Through his early political career, Eastman was associated with the Democratic Party. But in 1854, he was one of the organizers of the Maine Republican Party and remained a member of the Republican Party for the rest of his life. He was described in his obituary as a lifelong friend of fellow Maine Republican Party founder Hannibal Hamlin.

In 1855, he was one of the founding members of the Maine State Agricultural Society, as established by the Maine Legislature. He ran for Maine Senate in the fall of 1855 on the Republican Party ticket, but lost the election. The 37th Maine Legislature again elected Eastman to serve on the Executive Council for the year 1857.

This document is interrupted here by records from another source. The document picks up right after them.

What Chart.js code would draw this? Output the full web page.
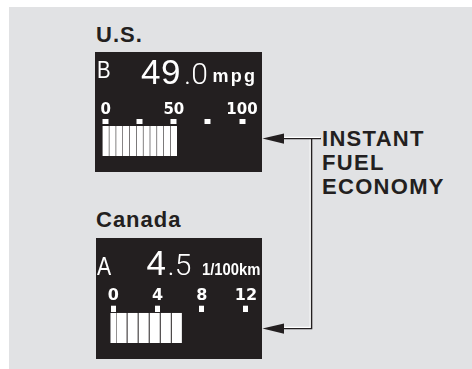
<!DOCTYPE html>
<html>
<head>
<meta charset="utf-8">
<script src="https://cdn.jsdelivr.net/npm/chart.js@4/dist/chart.umd.min.js"></script>
<style>
  body { margin: 0; width: 472px; height: 369px; background: #fff; position: relative; overflow: hidden; font-family: "Liberation Sans", Arial, sans-serif; }
  .abs { position: absolute; white-space: nowrap; line-height: 1; }
  #panel { position: absolute; left: 9px; top: 7px; width: 463px; height: 362px; background: #e1e2e4; }
  .box { position: absolute; background: #231f20; }
  .head { font-weight: bold; font-size: 22px; color: #231f20; letter-spacing: 1px; }
  .lcd { color: #fff; transform-origin: left top; }
  .big { font-size: 35px; }
  .thin { font-family: Roboto, sans-serif; font-weight: 300; font-size: 30px; }
  .unit { font-weight: bold; font-size: 17px; }
  svg { position: absolute; left: 0; top: 0; }
</style>
</head>
<body>
<div id="panel"></div>

<div class="abs head" style="left:96px; top:24.4px;">U.S.</div>
<div class="box" style="left:95px; top:52px; width:167px; height:120px;"><canvas id="usChart"></canvas></div>
<div class="abs lcd" style="left:97px; top:57.7px; font-size:24px; transform:scaleX(0.85);">B</div>
<div class="abs lcd big" style="left:141px; top:54.4px; letter-spacing:0.5px;">49</div>
<div class="abs lcd thin" style="left:184px; top:58.7px;">.0</div>
<div class="abs lcd unit" style="left:212.5px; top:66.8px; font-size:18px; letter-spacing:2.2px;">mpg</div>

<div class="abs head" style="left:96px; top:209.4px;">Canada</div>
<div class="box" style="left:96px; top:238px; width:166px; height:121px;"><canvas id="caChart"></canvas></div>
<div class="abs lcd" style="left:97px; top:253.8px; font-size:25px; transform:scaleX(0.85);">A</div>
<div class="abs lcd big" style="left:146.5px; top:245.4px;">4</div>
<div class="abs lcd thin" style="left:167.5px; top:249.7px;">.5</div>
<div class="abs lcd unit" style="left:201.7px; top:260.6px; transform:scaleX(0.87);">1/100km</div>

<div class="abs head" style="left:322px; top:126.9px; line-height:24.3px; letter-spacing:1.3px;">INSTANT<br>FUEL<br>ECONOMY</div>

<svg width="472" height="369">
  <g stroke="#fff" stroke-width="1.3" fill="none">
    <polyline points="283,137.3 320,137.3" />
    <polyline points="310.3,137.3 310.3,327.3 283,327.3" />
  </g>
  <g stroke="#231f20" stroke-width="1.4" fill="none">
    <polyline points="282,138.6 321,138.6" />
    <polyline points="311.6,138.6 311.6,328.6 282,328.6" />
  </g>
  <g fill="#231f20">
    <polygon points="262.5,138.6 284,133.4 284,143.8" />
    <polygon points="262.5,328.6 284,323.4 284,333.8" />
  </g>
</svg>

<script>
// U.S. gauge (mpg)
const usTicks = [0, 25, 50, 75, 100];
const usTickLabels = [0, 50, 100];
const usBarPositions = [0, 5, 10, 15, 20, 25, 30, 35, 40, 45, 50];
const usBarLevels = [1, 1, 1, 1, 1, 1, 1, 1, 1, 1, 1];

// Canada gauge (l/100km)
const caTicks = [0, 4, 8, 12];
const caTickLabels = [0, 4, 8, 12];
const caStartPositions = [0];
const caStartLevels = [1];
const caBarPositions = [0.75, 1.75, 2.75, 3.75, 4.75, 5.75];
const caBarLevels = [1, 1, 1, 1, 1, 1];

const points = (xs, ys) => xs.map((x, i) => ({ x: x, y: ys[i] }));

function gauge(id, datasets, g) {
  return new Chart(document.getElementById(id), {
    type: "bar",
    data: { datasets: datasets },
    options: {
      responsive: true,
      maintainAspectRatio: false,
      animation: false,
      events: [],
      layout: { padding: g.padding },
      plugins: { legend: { display: false }, tooltip: { enabled: false } },
      scales: {
        x: {
          type: "linear",
          position: "top",
          min: g.min,
          max: g.max,
          offset: false,
          afterBuildTicks: function (scale) {
            scale.ticks = g.ticks.map(function (v) { return { value: v }; });
          },
          ticks: {
            color: "#fff",
            padding: 0,
            autoSkip: false,
            maxRotation: 0,
            font: { family: "DejaVu Sans", weight: "bold", size: g.fontSize },
            callback: function (value) {
              return g.labels.includes(value) ? String(value) : "";
            },
          },
          grid: { offset: false, drawOnChartArea: false, color: "#fff", tickLength: g.tickLength, tickWidth: g.tickWidth },
          border: { display: false },
        },
        y: { display: false, min: 0, max: g.yMax },
      },
    },
  });
}

gauge("usChart", [
  { data: points(usBarPositions, usBarLevels), backgroundColor: "#fff", barThickness: 5.6, clip: false },
], {
  padding: { left: 10.7, right: 20, top: 49, bottom: 16.3 },
  min: 0, max: 100, ticks: usTicks, labels: usTickLabels,
  fontSize: 15, tickLength: 5, tickWidth: 6, yMax: 1.08,
});

gauge("caChart", [
  { data: points(caStartPositions, caStartLevels), backgroundColor: "#fff", barThickness: 5, stack: "gauge", clip: false },
  { data: points(caBarPositions, caBarLevels), backgroundColor: "#fff", barThickness: 9.4, stack: "gauge", clip: false },
], {
  padding: { left: 17.3, right: 16.1, top: 48.5, bottom: 16.3 },
  min: 0, max: 12, ticks: caTicks, labels: caTickLabels,
  fontSize: 16, tickLength: 6, tickWidth: 5, yMax: 1.054,
});
</script>
</body>
</html>
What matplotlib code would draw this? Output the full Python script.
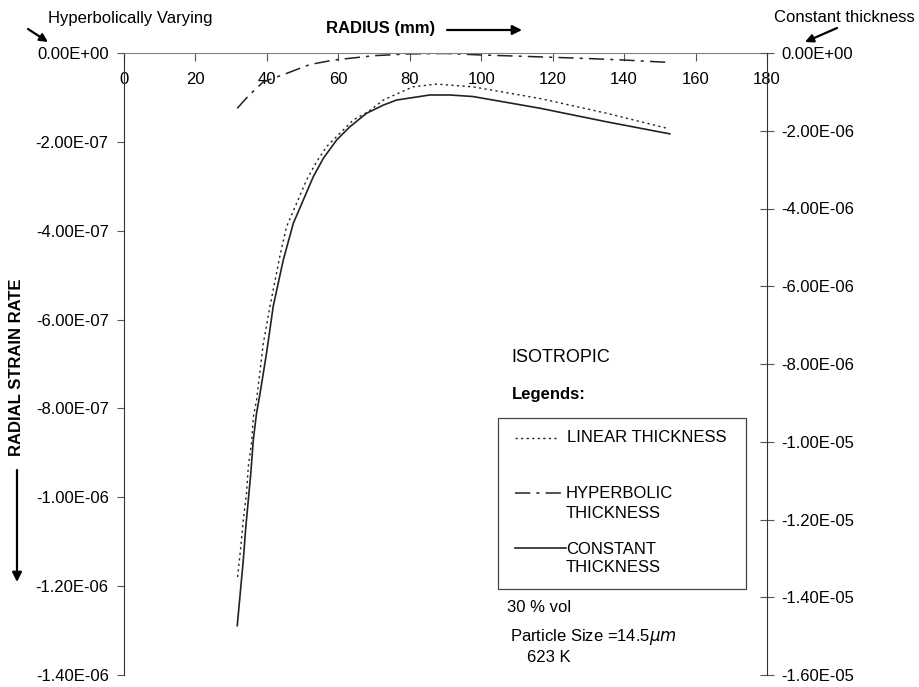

==Personal life and family==
Benjamin Franklin Eastman was the ninth of eleven children born to Benjamin Eastman and his wife Ann Carr (' Barker). Ann was a grand-niece of Rhode Island colonial governor Caleb Carr. The Eastman family were descended from Roger Eastman, who was born in Wales and emigrated to the Massachusetts Bay Colony in 1638 aboard a ship named the Confidence.

Benjamin's eldest brother, Samuel Eastman also served in the Maine House of Representatives and Senate. Samuel had several notable children, including Ben C. Eastman, who served two terms in the U.S. House of Representatives.

Benjamin's younger brother Philip A. Eastman also served in the Maine House of Representatives and Senate.

Benjamin Franklin Eastman married Eliza Dyar in March 1828. They had five children together and were married for 47 years before her death in 1875.

Later in life, Benjamin Eastman moved to Portland, Maine, to live with his daughter, Eliza Spaulding. He died at her home in Portland on February 10, 1894.